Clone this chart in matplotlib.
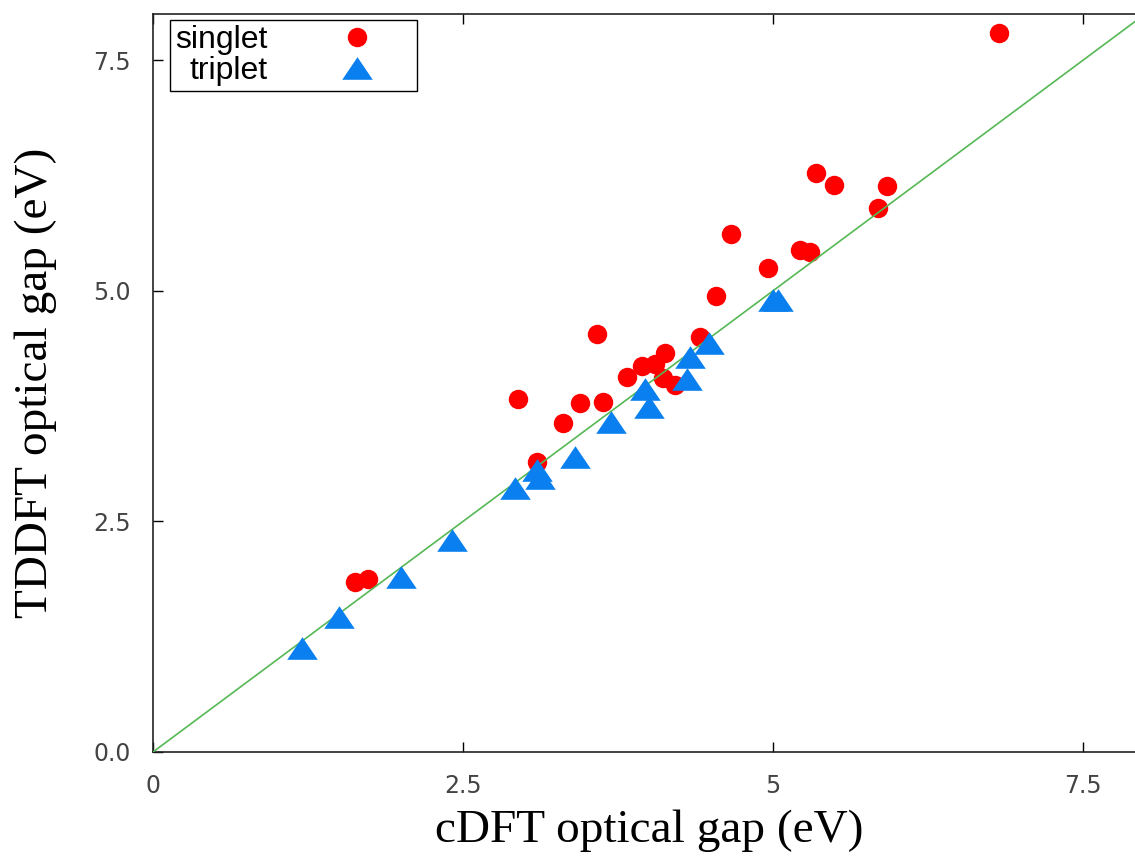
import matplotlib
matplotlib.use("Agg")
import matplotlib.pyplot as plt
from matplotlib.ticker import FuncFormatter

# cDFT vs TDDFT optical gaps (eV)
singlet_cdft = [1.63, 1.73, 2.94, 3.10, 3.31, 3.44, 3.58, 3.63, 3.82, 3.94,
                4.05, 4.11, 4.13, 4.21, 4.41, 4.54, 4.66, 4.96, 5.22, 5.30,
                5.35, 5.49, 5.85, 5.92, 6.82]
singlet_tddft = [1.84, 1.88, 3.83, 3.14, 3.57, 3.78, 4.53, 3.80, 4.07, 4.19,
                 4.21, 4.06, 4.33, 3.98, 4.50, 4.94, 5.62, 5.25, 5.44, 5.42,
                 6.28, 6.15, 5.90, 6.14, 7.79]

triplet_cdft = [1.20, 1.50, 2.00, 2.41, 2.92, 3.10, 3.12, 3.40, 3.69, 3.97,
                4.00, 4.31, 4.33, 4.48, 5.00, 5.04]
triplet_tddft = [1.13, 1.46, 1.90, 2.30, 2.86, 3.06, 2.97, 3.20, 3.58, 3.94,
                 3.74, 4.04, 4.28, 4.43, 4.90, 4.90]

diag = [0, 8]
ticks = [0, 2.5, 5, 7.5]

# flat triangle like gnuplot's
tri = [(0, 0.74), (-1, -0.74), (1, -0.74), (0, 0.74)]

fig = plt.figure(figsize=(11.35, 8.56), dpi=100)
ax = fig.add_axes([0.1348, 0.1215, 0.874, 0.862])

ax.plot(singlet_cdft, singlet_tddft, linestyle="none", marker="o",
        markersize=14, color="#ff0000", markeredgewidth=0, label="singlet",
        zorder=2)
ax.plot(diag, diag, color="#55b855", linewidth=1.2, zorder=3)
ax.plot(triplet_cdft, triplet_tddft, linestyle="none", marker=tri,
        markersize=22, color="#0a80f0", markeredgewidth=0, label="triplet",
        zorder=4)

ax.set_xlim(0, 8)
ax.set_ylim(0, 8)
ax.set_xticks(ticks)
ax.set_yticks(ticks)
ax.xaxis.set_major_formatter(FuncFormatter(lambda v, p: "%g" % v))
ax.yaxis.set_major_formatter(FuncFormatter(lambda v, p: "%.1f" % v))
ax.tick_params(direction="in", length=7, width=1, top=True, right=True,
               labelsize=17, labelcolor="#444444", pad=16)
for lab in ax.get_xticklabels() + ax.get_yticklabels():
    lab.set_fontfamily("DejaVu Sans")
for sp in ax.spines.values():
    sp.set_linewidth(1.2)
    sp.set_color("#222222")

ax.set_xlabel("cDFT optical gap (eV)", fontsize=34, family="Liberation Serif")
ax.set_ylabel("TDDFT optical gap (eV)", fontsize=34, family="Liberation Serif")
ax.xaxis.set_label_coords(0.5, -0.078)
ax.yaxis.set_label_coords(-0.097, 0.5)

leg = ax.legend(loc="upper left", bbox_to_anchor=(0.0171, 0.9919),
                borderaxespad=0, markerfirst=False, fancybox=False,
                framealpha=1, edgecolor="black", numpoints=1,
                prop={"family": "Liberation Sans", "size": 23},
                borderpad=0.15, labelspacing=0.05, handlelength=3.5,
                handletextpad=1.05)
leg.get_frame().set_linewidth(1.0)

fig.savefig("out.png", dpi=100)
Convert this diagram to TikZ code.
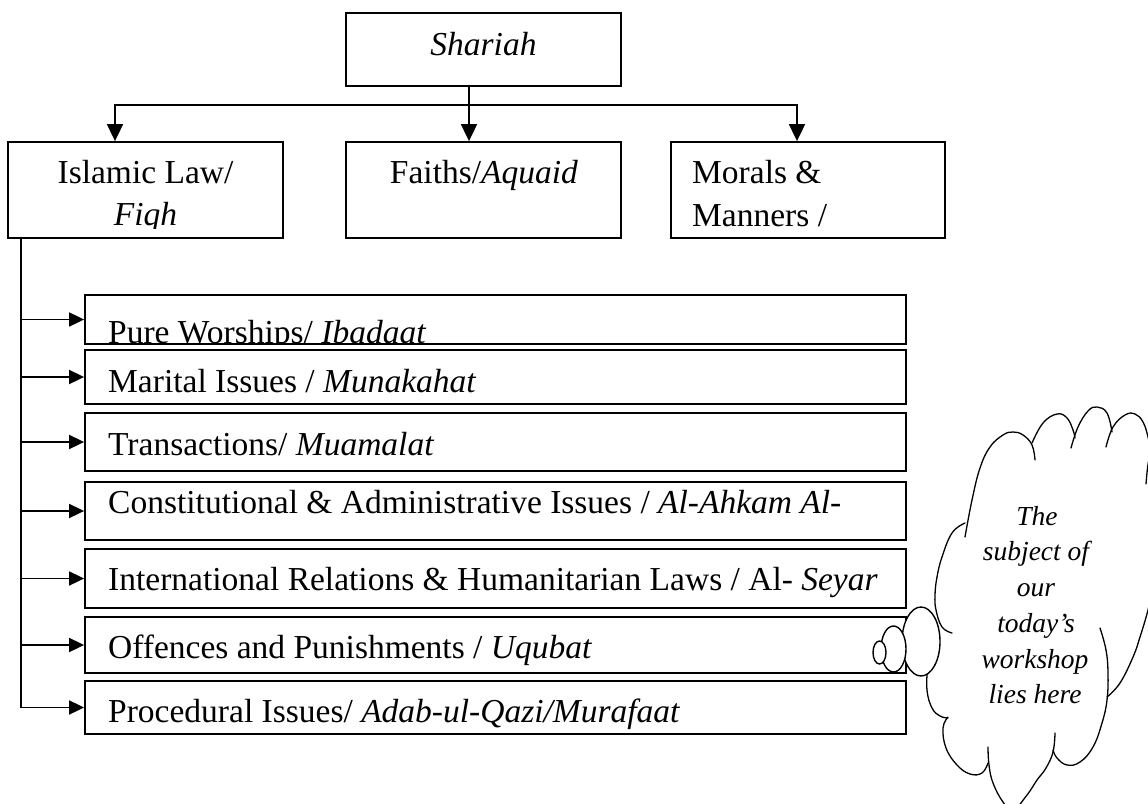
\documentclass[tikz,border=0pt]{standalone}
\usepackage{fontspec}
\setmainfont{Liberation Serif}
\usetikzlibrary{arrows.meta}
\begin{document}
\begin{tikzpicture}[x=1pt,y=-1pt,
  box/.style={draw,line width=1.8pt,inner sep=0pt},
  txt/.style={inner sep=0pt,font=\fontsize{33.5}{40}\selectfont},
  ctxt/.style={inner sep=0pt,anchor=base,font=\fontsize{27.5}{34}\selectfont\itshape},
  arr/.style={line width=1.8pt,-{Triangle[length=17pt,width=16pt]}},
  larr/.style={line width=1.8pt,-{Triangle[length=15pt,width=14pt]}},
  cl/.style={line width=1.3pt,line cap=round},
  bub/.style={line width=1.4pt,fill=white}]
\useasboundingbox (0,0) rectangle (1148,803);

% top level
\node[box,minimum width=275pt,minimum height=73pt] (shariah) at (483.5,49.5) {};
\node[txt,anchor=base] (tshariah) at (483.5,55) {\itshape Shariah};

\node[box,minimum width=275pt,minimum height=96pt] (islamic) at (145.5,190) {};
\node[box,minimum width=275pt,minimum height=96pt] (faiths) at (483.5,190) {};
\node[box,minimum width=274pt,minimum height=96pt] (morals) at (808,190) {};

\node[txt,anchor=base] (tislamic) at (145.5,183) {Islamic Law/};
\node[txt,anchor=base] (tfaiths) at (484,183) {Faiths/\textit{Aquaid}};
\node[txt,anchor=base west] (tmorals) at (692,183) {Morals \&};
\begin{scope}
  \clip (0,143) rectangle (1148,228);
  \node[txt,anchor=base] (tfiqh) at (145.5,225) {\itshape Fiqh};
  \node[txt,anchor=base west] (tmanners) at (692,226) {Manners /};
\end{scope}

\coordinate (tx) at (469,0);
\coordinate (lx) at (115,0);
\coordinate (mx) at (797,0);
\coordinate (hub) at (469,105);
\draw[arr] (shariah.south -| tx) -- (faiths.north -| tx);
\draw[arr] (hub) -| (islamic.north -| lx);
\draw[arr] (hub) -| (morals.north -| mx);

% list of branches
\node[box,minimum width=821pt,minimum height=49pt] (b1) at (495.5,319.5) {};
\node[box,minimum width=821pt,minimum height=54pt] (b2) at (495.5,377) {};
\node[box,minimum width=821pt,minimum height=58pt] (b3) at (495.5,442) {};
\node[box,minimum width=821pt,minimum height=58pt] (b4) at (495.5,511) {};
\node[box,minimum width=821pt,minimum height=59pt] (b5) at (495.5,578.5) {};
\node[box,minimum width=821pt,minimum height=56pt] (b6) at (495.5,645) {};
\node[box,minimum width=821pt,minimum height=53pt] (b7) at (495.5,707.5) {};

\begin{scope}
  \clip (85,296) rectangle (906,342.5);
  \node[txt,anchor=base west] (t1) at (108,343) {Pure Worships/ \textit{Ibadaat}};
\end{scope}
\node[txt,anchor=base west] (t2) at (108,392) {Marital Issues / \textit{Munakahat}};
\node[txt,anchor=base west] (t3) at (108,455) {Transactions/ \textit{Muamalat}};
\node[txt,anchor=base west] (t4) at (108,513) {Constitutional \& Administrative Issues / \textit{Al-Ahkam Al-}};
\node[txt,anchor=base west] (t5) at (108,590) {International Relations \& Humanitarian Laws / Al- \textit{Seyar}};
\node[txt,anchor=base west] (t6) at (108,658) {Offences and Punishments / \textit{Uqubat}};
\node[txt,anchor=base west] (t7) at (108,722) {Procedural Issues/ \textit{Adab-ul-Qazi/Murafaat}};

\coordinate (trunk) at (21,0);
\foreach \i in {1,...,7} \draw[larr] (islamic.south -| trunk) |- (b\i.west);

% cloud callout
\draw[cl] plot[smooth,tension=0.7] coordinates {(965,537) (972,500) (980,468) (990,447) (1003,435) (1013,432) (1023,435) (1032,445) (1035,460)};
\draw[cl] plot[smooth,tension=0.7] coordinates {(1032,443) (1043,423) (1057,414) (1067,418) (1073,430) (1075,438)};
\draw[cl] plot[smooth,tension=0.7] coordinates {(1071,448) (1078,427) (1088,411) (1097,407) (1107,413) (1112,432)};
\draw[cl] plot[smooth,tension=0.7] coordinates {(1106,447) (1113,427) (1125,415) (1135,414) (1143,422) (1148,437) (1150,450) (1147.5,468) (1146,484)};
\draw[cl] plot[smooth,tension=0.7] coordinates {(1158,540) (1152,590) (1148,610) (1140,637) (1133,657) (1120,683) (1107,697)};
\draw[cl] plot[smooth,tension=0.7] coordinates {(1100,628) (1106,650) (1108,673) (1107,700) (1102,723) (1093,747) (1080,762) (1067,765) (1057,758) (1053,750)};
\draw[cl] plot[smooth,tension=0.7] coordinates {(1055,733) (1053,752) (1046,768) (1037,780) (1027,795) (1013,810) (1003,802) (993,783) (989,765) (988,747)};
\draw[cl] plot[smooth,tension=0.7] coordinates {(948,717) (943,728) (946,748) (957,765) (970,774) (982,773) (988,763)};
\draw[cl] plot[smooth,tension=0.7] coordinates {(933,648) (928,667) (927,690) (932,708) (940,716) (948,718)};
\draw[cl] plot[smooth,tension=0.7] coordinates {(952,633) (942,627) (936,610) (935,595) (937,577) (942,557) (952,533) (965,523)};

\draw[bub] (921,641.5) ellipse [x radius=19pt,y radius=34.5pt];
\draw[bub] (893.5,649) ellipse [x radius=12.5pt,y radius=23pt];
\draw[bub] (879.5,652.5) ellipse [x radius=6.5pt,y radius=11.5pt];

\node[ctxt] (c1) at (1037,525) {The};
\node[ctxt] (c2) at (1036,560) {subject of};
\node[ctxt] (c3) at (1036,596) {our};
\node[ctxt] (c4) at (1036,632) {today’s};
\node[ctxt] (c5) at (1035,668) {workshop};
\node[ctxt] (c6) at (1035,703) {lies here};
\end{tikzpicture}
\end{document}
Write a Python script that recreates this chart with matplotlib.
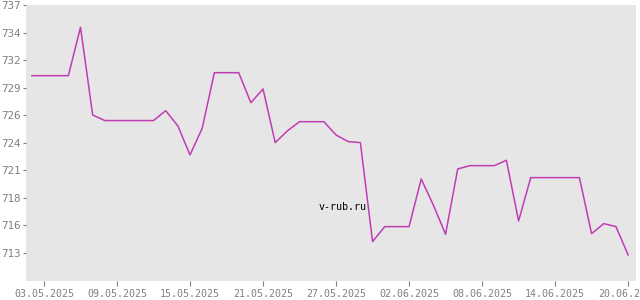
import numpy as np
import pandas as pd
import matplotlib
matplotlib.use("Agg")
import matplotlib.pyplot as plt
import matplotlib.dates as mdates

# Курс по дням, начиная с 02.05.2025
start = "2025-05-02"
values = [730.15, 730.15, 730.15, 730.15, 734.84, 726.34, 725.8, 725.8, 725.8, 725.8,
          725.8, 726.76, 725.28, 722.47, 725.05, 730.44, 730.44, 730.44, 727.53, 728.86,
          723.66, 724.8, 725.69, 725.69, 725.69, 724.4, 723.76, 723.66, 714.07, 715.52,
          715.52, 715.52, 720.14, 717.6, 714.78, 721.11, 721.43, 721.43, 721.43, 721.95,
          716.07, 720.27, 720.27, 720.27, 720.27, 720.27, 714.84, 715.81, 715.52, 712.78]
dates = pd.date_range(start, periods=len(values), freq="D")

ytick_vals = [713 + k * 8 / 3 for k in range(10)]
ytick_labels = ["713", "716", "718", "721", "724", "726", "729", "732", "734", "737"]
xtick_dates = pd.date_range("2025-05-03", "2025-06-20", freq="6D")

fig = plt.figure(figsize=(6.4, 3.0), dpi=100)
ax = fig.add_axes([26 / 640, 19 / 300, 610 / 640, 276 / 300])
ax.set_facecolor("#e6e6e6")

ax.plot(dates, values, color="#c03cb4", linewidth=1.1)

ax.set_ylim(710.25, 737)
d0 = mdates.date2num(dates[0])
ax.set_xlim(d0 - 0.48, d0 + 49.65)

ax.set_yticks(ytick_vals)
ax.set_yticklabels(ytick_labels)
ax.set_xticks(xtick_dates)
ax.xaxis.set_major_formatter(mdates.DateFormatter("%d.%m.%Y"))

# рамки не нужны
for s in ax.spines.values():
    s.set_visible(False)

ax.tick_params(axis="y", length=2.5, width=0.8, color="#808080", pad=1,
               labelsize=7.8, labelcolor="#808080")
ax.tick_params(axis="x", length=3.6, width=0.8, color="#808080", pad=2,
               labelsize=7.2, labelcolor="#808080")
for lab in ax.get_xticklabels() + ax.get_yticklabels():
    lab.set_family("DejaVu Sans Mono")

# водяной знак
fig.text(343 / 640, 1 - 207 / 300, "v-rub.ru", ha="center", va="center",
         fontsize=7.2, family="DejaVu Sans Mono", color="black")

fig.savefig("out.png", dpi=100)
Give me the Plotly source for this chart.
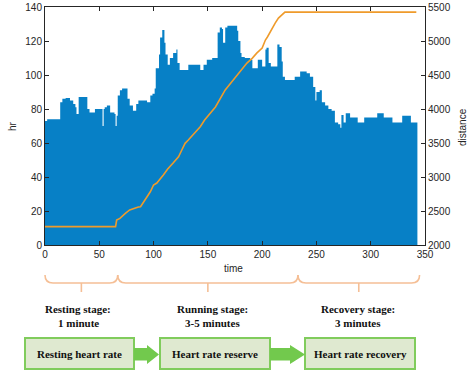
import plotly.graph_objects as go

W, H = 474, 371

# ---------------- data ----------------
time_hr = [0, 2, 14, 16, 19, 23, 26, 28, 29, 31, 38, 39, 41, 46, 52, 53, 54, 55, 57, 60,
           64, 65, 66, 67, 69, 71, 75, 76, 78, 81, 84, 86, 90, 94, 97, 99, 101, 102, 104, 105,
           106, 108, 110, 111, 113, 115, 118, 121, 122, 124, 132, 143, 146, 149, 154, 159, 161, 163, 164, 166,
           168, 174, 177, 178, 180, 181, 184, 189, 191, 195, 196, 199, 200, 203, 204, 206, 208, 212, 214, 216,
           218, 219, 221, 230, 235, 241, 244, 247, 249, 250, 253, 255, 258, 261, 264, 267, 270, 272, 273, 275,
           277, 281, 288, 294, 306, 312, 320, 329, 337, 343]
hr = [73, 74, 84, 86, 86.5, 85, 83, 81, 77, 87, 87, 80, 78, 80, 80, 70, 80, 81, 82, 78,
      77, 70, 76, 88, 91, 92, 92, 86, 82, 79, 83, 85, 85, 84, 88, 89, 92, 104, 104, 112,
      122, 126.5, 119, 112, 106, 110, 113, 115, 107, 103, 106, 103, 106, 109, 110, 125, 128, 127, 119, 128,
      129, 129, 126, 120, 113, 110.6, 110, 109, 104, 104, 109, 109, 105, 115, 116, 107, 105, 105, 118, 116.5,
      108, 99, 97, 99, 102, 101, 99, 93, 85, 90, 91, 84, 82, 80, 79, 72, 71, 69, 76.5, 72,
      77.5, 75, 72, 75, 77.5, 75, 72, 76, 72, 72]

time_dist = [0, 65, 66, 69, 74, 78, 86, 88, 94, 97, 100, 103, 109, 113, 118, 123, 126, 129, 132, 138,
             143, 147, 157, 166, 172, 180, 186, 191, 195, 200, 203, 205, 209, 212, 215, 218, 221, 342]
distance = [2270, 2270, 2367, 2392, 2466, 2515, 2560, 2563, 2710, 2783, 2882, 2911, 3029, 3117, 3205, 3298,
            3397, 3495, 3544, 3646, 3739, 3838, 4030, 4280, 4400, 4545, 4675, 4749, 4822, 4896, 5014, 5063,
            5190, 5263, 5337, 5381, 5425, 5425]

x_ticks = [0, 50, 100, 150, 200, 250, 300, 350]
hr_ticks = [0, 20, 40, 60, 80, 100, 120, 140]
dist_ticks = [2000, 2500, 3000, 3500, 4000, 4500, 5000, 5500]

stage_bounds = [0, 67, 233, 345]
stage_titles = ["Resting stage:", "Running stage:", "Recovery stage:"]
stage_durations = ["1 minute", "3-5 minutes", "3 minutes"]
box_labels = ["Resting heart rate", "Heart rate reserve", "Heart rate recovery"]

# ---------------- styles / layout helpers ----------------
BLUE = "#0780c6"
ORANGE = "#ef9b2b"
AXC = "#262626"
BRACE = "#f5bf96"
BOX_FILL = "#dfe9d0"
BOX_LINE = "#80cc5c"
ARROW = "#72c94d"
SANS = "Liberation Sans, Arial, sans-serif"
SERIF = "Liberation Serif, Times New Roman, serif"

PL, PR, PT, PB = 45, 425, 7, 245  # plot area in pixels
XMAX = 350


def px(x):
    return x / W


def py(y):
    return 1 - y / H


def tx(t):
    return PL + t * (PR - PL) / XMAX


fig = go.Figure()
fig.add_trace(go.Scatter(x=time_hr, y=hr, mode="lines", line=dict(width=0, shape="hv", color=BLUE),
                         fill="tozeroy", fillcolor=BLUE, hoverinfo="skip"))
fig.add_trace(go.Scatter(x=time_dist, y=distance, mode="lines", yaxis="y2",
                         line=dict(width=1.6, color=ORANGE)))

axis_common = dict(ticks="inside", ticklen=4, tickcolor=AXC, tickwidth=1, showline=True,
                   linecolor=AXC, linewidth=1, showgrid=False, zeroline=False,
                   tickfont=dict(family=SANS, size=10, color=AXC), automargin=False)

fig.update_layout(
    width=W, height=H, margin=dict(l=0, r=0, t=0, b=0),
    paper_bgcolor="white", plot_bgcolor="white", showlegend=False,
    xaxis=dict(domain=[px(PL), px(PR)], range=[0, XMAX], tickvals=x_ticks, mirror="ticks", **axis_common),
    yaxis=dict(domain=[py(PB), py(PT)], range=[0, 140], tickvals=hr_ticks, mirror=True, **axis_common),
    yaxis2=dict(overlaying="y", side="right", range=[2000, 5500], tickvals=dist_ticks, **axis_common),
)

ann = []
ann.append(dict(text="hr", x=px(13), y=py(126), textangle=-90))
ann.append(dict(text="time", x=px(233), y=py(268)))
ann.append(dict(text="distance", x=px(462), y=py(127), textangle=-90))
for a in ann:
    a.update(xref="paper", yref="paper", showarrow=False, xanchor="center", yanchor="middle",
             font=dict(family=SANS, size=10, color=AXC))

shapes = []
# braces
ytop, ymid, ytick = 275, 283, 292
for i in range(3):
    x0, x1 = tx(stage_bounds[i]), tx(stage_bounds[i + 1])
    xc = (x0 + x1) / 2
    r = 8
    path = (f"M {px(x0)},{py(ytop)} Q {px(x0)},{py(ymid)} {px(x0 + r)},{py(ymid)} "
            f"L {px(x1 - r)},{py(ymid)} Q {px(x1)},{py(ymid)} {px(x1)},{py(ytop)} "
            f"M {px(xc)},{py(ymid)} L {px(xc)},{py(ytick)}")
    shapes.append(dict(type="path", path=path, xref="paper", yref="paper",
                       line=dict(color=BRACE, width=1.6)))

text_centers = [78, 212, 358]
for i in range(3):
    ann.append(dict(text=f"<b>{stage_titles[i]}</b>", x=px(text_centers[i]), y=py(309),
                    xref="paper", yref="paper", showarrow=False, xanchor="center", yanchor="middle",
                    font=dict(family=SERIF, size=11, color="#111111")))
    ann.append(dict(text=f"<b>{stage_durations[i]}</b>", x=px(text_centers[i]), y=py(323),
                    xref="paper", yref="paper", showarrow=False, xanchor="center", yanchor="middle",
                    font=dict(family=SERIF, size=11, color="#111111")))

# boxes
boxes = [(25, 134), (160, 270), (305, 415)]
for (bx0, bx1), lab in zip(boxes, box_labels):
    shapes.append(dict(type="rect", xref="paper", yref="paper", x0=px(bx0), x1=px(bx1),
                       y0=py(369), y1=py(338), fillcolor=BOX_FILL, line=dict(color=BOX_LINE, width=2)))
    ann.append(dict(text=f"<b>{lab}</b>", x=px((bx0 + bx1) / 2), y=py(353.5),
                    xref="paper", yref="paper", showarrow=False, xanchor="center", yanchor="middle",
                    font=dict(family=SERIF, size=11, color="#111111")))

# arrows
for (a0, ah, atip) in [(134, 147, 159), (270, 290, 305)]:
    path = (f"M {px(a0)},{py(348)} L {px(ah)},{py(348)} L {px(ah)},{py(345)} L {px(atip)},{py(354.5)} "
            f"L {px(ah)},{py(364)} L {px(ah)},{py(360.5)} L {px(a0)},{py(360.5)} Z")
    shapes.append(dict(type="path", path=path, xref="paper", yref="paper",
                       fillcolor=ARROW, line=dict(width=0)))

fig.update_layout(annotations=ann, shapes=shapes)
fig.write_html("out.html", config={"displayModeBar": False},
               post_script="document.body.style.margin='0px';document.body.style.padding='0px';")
------
Your task is to quote, unchanged, only the lines from the line bearing "Give me the Plotly source for this chart." through the line bearing "5190, 5263, 5337, 5381, 5425, 5425]"; the pictures are not part of the copy.

Give me the Plotly source for this chart.
import plotly.graph_objects as go

W, H = 474, 371

# ---------------- data ----------------
time_hr = [0, 2, 14, 16, 19, 23, 26, 28, 29, 31, 38, 39, 41, 46, 52, 53, 54, 55, 57, 60,
           64, 65, 66, 67, 69, 71, 75, 76, 78, 81, 84, 86, 90, 94, 97, 99, 101, 102, 104, 105,
           106, 108, 110, 111, 113, 115, 118, 121, 122, 124, 132, 143, 146, 149, 154, 159, 161, 163, 164, 166,
           168, 174, 177, 178, 180, 181, 184, 189, 191, 195, 196, 199, 200, 203, 204, 206, 208, 212, 214, 216,
           218, 219, 221, 230, 235, 241, 244, 247, 249, 250, 253, 255, 258, 261, 264, 267, 270, 272, 273, 275,
           277, 281, 288, 294, 306, 312, 320, 329, 337, 343]
hr = [73, 74, 84, 86, 86.5, 85, 83, 81, 77, 87, 87, 80, 78, 80, 80, 70, 80, 81, 82, 78,
      77, 70, 76, 88, 91, 92, 92, 86, 82, 79, 83, 85, 85, 84, 88, 89, 92, 104, 104, 112,
      122, 126.5, 119, 112, 106, 110, 113, 115, 107, 103, 106, 103, 106, 109, 110, 125, 128, 127, 119, 128,
      129, 129, 126, 120, 113, 110.6, 110, 109, 104, 104, 109, 109, 105, 115, 116, 107, 105, 105, 118, 116.5,
      108, 99, 97, 99, 102, 101, 99, 93, 85, 90, 91, 84, 82, 80, 79, 72, 71, 69, 76.5, 72,
      77.5, 75, 72, 75, 77.5, 75, 72, 76, 72, 72]

time_dist = [0, 65, 66, 69, 74, 78, 86, 88, 94, 97, 100, 103, 109, 113, 118, 123, 126, 129, 132, 138,
             143, 147, 157, 166, 172, 180, 186, 191, 195, 200, 203, 205, 209, 212, 215, 218, 221, 342]
distance = [2270, 2270, 2367, 2392, 2466, 2515, 2560, 2563, 2710, 2783, 2882, 2911, 3029, 3117, 3205, 3298,
            3397, 3495, 3544, 3646, 3739, 3838, 4030, 4280, 4400, 4545, 4675, 4749, 4822, 4896, 5014, 5063,
            5190, 5263, 5337, 5381, 5425, 5425]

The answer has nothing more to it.